* _EXERCISE OBJECTIVE_: Print all of the lines exactly. Any picture among them stays out.

* _GIVEN INFORMATION_:

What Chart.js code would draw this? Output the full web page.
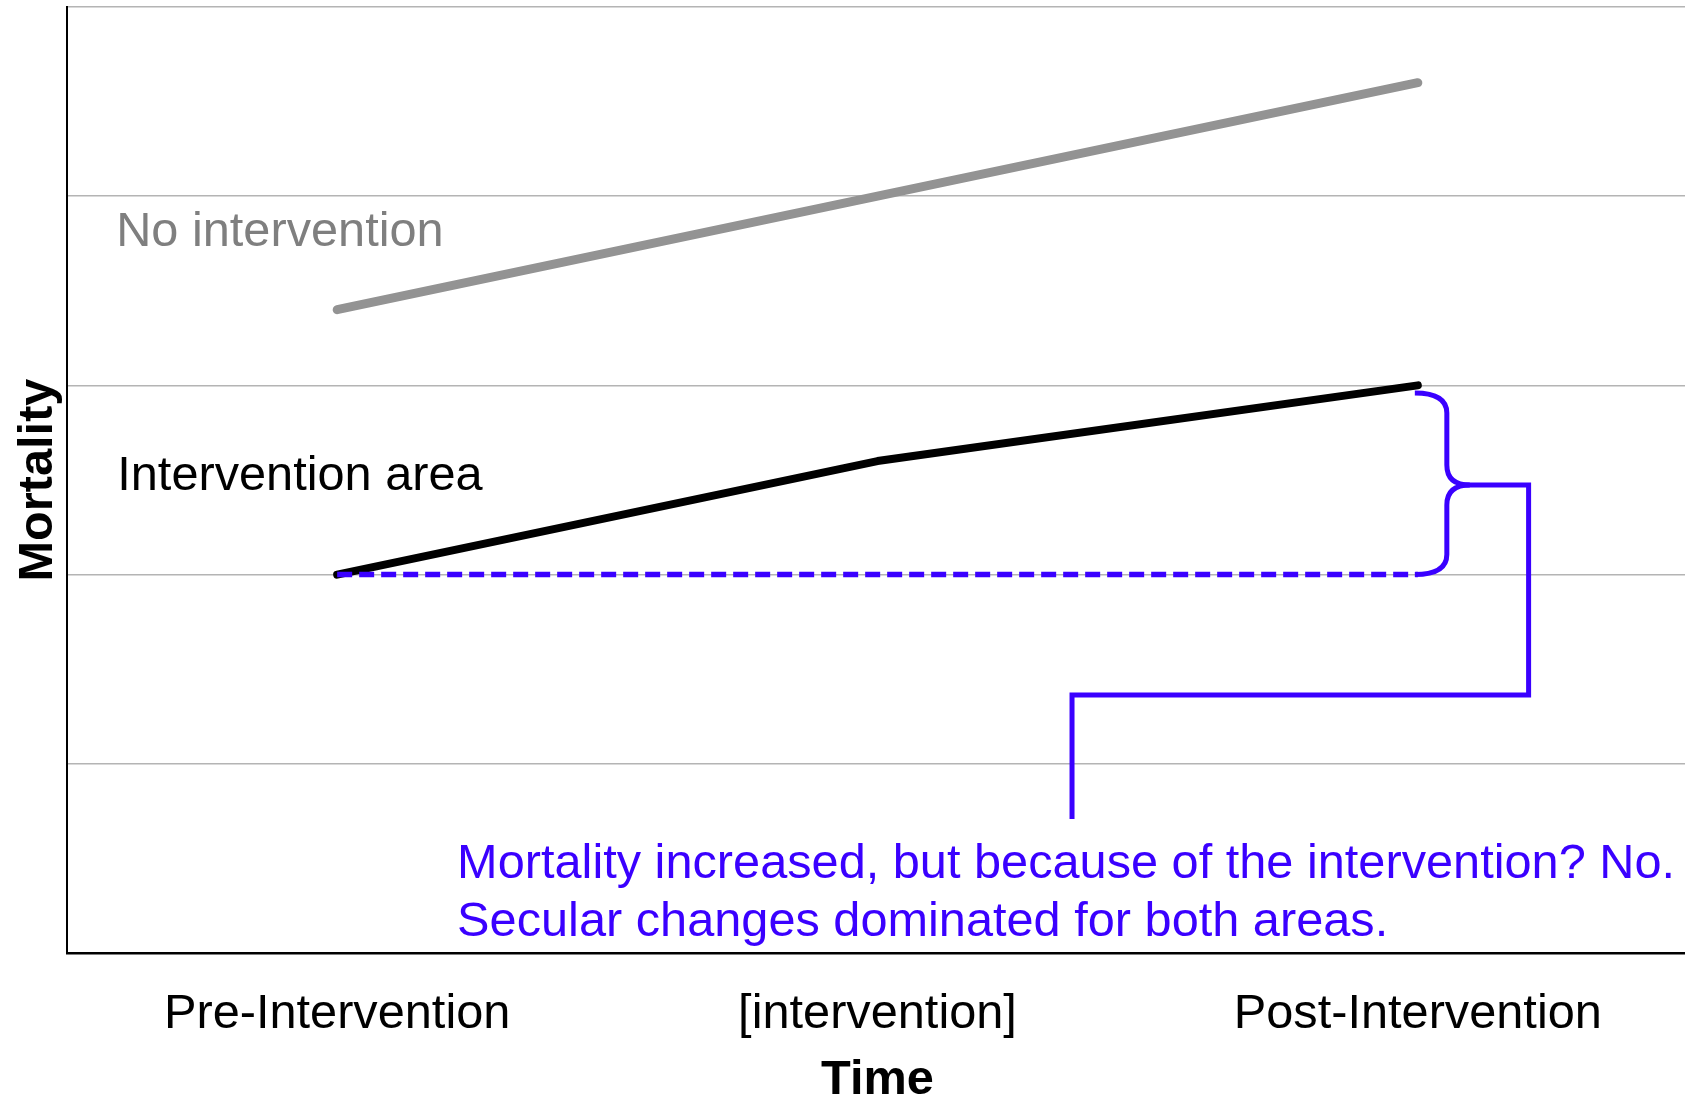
<!DOCTYPE html>
<html>
<head>
<meta charset="utf-8">
<script src="https://cdn.jsdelivr.net/npm/chart.js@4.4.1/dist/chart.umd.min.js"></script>
<style>
html, body { margin: 0; padding: 0; background: #ffffff; overflow: hidden; }
#wrap { position: relative; width: 1688px; height: 1100px; }
</style>
</head>
<body>
<div id="wrap"><canvas id="c"></canvas></div>
<script>
// ---- data ----
const categories = ['Pre-Intervention', '[intervention]', 'Post-Intervention'];
const noInterventionValues = [3.4, 4.0, 4.6];
const interventionAreaValues = [2.0, 2.6, 3.0];
const baselineValues = [2.0, 2.0, 2.0];
const yTickValues = [0, 1, 2, 3, 4, 5];
const seriesLabels = ['No intervention', 'Intervention area'];
const noteLines = [
  'Mortality increased, but because of the intervention? No.',
  'Secular changes dominated for both areas.'
];
const xTitle = 'Time';
const yTitle = 'Mortality';

// ---- annotation anchors (category index, value) ----
const labelAnchors = { noIntervention: [-0.409, 3.81], interventionArea: [-0.407, 2.52] };
const noteAnchor = [0.222, 0.466];
const noteLineStep = 0.306;
const braceRange = { index: 2, low: 2.0, high: 2.96, tip: 2.474 };
const connectorPath = [[2.205, 2.474], [2.205, 1.364], [1.360, 1.364], [1.360, 0.708]];

const FONT = '"Liberation Sans", Arial, Helvetica, sans-serif';
const FS = 48.7;
const BLUE = '#3A00FF';
const GRAY_LINE = '#939393';
const GRAY_TEXT = '#7f7f7f';

Chart.defaults.font.family = FONT;

const annotations = {
  id: 'annotations',
  afterDatasetsDraw(chart) {
    const { ctx } = chart;
    const x = chart.scales.x, y = chart.scales.y;
    ctx.save();
    ctx.font = FS + 'px ' + FONT;
    ctx.textAlign = 'left';
    ctx.textBaseline = 'middle';
    ctx.fillStyle = GRAY_TEXT;
    ctx.fillText(seriesLabels[0], x.getPixelForValue(labelAnchors.noIntervention[0]), y.getPixelForValue(labelAnchors.noIntervention[1]));
    ctx.fillStyle = '#000000';
    ctx.fillText(seriesLabels[1], x.getPixelForValue(labelAnchors.interventionArea[0]), y.getPixelForValue(labelAnchors.interventionArea[1]));
    ctx.fillStyle = BLUE;
    noteLines.forEach((t, i) => {
      ctx.fillText(t, x.getPixelForValue(noteAnchor[0]), y.getPixelForValue(noteAnchor[1] - i * noteLineStep));
    });

    // curly brace
    const px = x.getPixelForValue(braceRange.index);
    const yT = y.getPixelForValue(braceRange.high);
    const yB = y.getPixelForValue(braceRange.low);
    const yM = y.getPixelForValue(braceRange.tip);
    const x0 = px - 3, x1 = px + 29, xt = px + 52, r = 20;
    ctx.strokeStyle = BLUE;
    ctx.lineWidth = 5;
    ctx.lineJoin = 'miter';
    ctx.lineCap = 'butt';
    ctx.beginPath();
    ctx.moveTo(x0, yT);
    ctx.quadraticCurveTo(x1, yT, x1, yT + r);
    ctx.lineTo(x1, yM - r);
    ctx.quadraticCurveTo(x1, yM, xt, yM);
    ctx.quadraticCurveTo(x1, yM, x1, yM + r);
    ctx.lineTo(x1, yB - r);
    ctx.quadraticCurveTo(x1, yB, x0, yB);
    ctx.stroke();

    // connector
    ctx.beginPath();
    ctx.moveTo(xt - 8, yM);
    connectorPath.forEach(p => ctx.lineTo(x.getPixelForValue(p[0]), y.getPixelForValue(p[1])));
    ctx.stroke();
    ctx.restore();
  }
};

new Chart(document.getElementById('c'), {
  type: 'line',
  data: {
    labels: categories,
    datasets: [
      {
        label: 'Baseline',
        data: baselineValues,
        borderColor: BLUE,
        borderWidth: 5.5,
        borderDash: [15, 7],
        borderCapStyle: 'butt',
        pointRadius: 0,
        fill: false,
        tension: 0,
        order: 0
      },
      {
        label: seriesLabels[1],
        data: interventionAreaValues,
        borderColor: '#000000',
        borderWidth: 8,
        borderCapStyle: 'round',
        borderJoinStyle: 'round',
        pointRadius: 0,
        fill: false,
        tension: 0,
        order: 1
      },
      {
        label: seriesLabels[0],
        data: noInterventionValues,
        borderColor: GRAY_LINE,
        borderWidth: 9,
        borderCapStyle: 'round',
        borderJoinStyle: 'round',
        pointRadius: 0,
        fill: false,
        tension: 0,
        order: 2
      }
    ]
  },
  options: {
    responsive: true,
    maintainAspectRatio: false,
    animation: false,
    layout: { padding: { top: 7, left: 0, right: 0, bottom: 0 } },
    plugins: { legend: { display: false }, tooltip: { enabled: false } },
    scales: {
      x: {
        type: 'category',
        offset: true,
        grid: { display: false, drawTicks: false },
        border: { display: true, color: '#000000', width: 2.5 },
        ticks: { color: '#000000', font: { size: FS, lineHeight: 1.2 }, padding: 32, maxRotation: 0, autoSkip: false },
        title: { display: true, text: xTitle, color: '#000000', font: { size: FS, weight: 'bold', lineHeight: 0.75 }, padding: { top: 0, bottom: 1 } },
        afterFit(s) { s.height = 147; }
      },
      y: {
        min: 0,
        max: 5,
        afterBuildTicks(s) { s.ticks = yTickValues.map(v => ({ value: v })); },
        ticks: { display: false },
        grid: {
          color: c => (c.tick && c.tick.value === 0) ? 'rgba(0,0,0,0)' : '#b4b4b4',
          lineWidth: 1.5,
          drawTicks: false
        },
        border: { display: true, color: '#000000', width: 2 },
        title: { display: true, text: yTitle, color: '#000000', font: { size: FS, weight: 'bold', lineHeight: 1 }, padding: { top: 14, bottom: 0 } },
        afterFit(s) { s.width = 67; }
      }
    }
  },
  plugins: [annotations]
});
</script>
</body>
</html>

* _ANSWER TO THIS PROBLEM_:
What Chart.js code would draw this? Output the full web page.
<!DOCTYPE html>
<html>
<head>
<meta charset="utf-8">
<script src="https://cdn.jsdelivr.net/npm/chart.js@4.4.1/dist/chart.umd.min.js"></script>
<style>
html, body { margin: 0; padding: 0; background: #ffffff; overflow: hidden; }
#wrap { position: relative; width: 1688px; height: 1100px; }
</style>
</head>
<body>
<div id="wrap"><canvas id="c"></canvas></div>
<script>
// ---- data ----
const categories = ['Pre-Intervention', '[intervention]', 'Post-Intervention'];
const noInterventionValues = [3.4, 4.0, 4.6];
const interventionAreaValues = [2.0, 2.6, 3.0];
const baselineValues = [2.0, 2.0, 2.0];
const yTickValues = [0, 1, 2, 3, 4, 5];
const seriesLabels = ['No intervention', 'Intervention area'];
const noteLines = [
  'Mortality increased, but because of the intervention? No.',
  'Secular changes dominated for both areas.'
];
const xTitle = 'Time';
const yTitle = 'Mortality';

// ---- annotation anchors (category index, value) ----
const labelAnchors = { noIntervention: [-0.409, 3.81], interventionArea: [-0.407, 2.52] };
const noteAnchor = [0.222, 0.466];
const noteLineStep = 0.306;
const braceRange = { index: 2, low: 2.0, high: 2.96, tip: 2.474 };
const connectorPath = [[2.205, 2.474], [2.205, 1.364], [1.360, 1.364], [1.360, 0.708]];

const FONT = '"Liberation Sans", Arial, Helvetica, sans-serif';
const FS = 48.7;
const BLUE = '#3A00FF';
const GRAY_LINE = '#939393';
const GRAY_TEXT = '#7f7f7f';

Chart.defaults.font.family = FONT;

const annotations = {
  id: 'annotations',
  afterDatasetsDraw(chart) {
    const { ctx } = chart;
    const x = chart.scales.x, y = chart.scales.y;
    ctx.save();
    ctx.font = FS + 'px ' + FONT;
    ctx.textAlign = 'left';
    ctx.textBaseline = 'middle';
    ctx.fillStyle = GRAY_TEXT;
    ctx.fillText(seriesLabels[0], x.getPixelForValue(labelAnchors.noIntervention[0]), y.getPixelForValue(labelAnchors.noIntervention[1]));
    ctx.fillStyle = '#000000';
    ctx.fillText(seriesLabels[1], x.getPixelForValue(labelAnchors.interventionArea[0]), y.getPixelForValue(labelAnchors.interventionArea[1]));
    ctx.fillStyle = BLUE;
    noteLines.forEach((t, i) => {
      ctx.fillText(t, x.getPixelForValue(noteAnchor[0]), y.getPixelForValue(noteAnchor[1] - i * noteLineStep));
    });

    // curly brace
    const px = x.getPixelForValue(braceRange.index);
    const yT = y.getPixelForValue(braceRange.high);
    const yB = y.getPixelForValue(braceRange.low);
    const yM = y.getPixelForValue(braceRange.tip);
    const x0 = px - 3, x1 = px + 29, xt = px + 52, r = 20;
    ctx.strokeStyle = BLUE;
    ctx.lineWidth = 5;
    ctx.lineJoin = 'miter';
    ctx.lineCap = 'butt';
    ctx.beginPath();
    ctx.moveTo(x0, yT);
    ctx.quadraticCurveTo(x1, yT, x1, yT + r);
    ctx.lineTo(x1, yM - r);
    ctx.quadraticCurveTo(x1, yM, xt, yM);
    ctx.quadraticCurveTo(x1, yM, x1, yM + r);
    ctx.lineTo(x1, yB - r);
    ctx.quadraticCurveTo(x1, yB, x0, yB);
    ctx.stroke();

    // connector
    ctx.beginPath();
    ctx.moveTo(xt - 8, yM);
    connectorPath.forEach(p => ctx.lineTo(x.getPixelForValue(p[0]), y.getPixelForValue(p[1])));
    ctx.stroke();
    ctx.restore();
  }
};

new Chart(document.getElementById('c'), {
  type: 'line',
  data: {
    labels: categories,
    datasets: [
      {
        label: 'Baseline',
        data: baselineValues,
        borderColor: BLUE,
        borderWidth: 5.5,
        borderDash: [15, 7],
        borderCapStyle: 'butt',
        pointRadius: 0,
        fill: false,
        tension: 0,
        order: 0
      },
      {
        label: seriesLabels[1],
        data: interventionAreaValues,
        borderColor: '#000000',
        borderWidth: 8,
        borderCapStyle: 'round',
        borderJoinStyle: 'round',
        pointRadius: 0,
        fill: false,
        tension: 0,
        order: 1
      },
      {
        label: seriesLabels[0],
        data: noInterventionValues,
        borderColor: GRAY_LINE,
        borderWidth: 9,
        borderCapStyle: 'round',
        borderJoinStyle: 'round',
        pointRadius: 0,
        fill: false,
        tension: 0,
        order: 2
      }
    ]
  },
  options: {
    responsive: true,
    maintainAspectRatio: false,
    animation: false,
    layout: { padding: { top: 7, left: 0, right: 0, bottom: 0 } },
    plugins: { legend: { display: false }, tooltip: { enabled: false } },
    scales: {
      x: {
        type: 'category',
        offset: true,
        grid: { display: false, drawTicks: false },
        border: { display: true, color: '#000000', width: 2.5 },
        ticks: { color: '#000000', font: { size: FS, lineHeight: 1.2 }, padding: 32, maxRotation: 0, autoSkip: false },
        title: { display: true, text: xTitle, color: '#000000', font: { size: FS, weight: 'bold', lineHeight: 0.75 }, padding: { top: 0, bottom: 1 } },
        afterFit(s) { s.height = 147; }
      },
      y: {
        min: 0,
        max: 5,
        afterBuildTicks(s) { s.ticks = yTickValues.map(v => ({ value: v })); },
        ticks: { display: false },
        grid: {
          color: c => (c.tick && c.tick.value === 0) ? 'rgba(0,0,0,0)' : '#b4b4b4',
          lineWidth: 1.5,
          drawTicks: false
        },
        border: { display: true, color: '#000000', width: 2 },
        title: { display: true, text: yTitle, color: '#000000', font: { size: FS, weight: 'bold', lineHeight: 1 }, padding: { top: 14, bottom: 0 } },
        afterFit(s) { s.width = 67; }
      }
    }
  },
  plugins: [annotations]
});
</script>
</body>
</html>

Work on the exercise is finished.